La charte de 1837 a été retouchée maintes fois, en 1850, en 1858, en 1863, en 1868, en 1878. Il me semble inutile d’entrer dans aucun détail à propos de ces modifications successives. Elles portent, de la façon la plus curieuse et la plus manifeste, les traces d’une lutte que l’on retrouvera partout lorsqu’on étudiera l’histoire de l’évolution politique et sociale des Anglais au milieu du XIXe siècle. Je veux dire la lutte entre l’esprit organisateur qui est naturel à cette race et la tendance décentralisatrice préconisée par l’école dominante et où l’Angleterre, alors en pleine prospérité, semblait se dissoudre, s’éteindre de la plus douce des morts, après s’être ouvert les quatre veines dans un bain de richesse et de philosophie.

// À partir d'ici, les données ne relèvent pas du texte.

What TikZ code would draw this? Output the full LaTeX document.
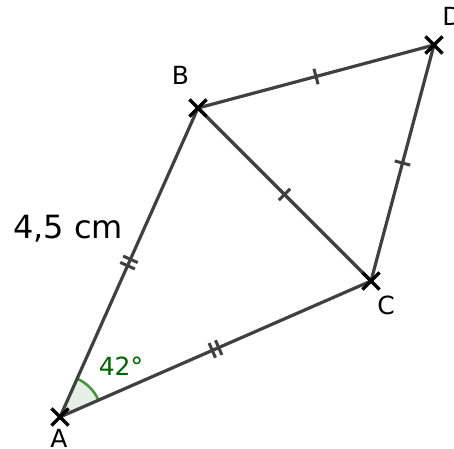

En effet, les deux collèges affiliés étaient rendus à leur existence individuelle, tandis que l’Université de Londres s’agrégeait les établissemens les plus lointains et les plus disparates. Une université australienne et un collège canadien figuraient sur cette liste, qui ne constituait aucun lien réel entre ces établissemens, ni aucun privilège substantiel en leur faveur, puisque tout individu, âgé de seize ans au moins, qu’il fût autodidacte ou qu’il sortît d’une « usine » (cramming shop), pouvait se présenter aux examens de l’Université de Londres. Les femmes, encore exclues des vieilles Universités, obtenaient l’accès à ces mêmes examens, et l’égalité absolue des diplômes pour les deux sexes était proclamée en 1878.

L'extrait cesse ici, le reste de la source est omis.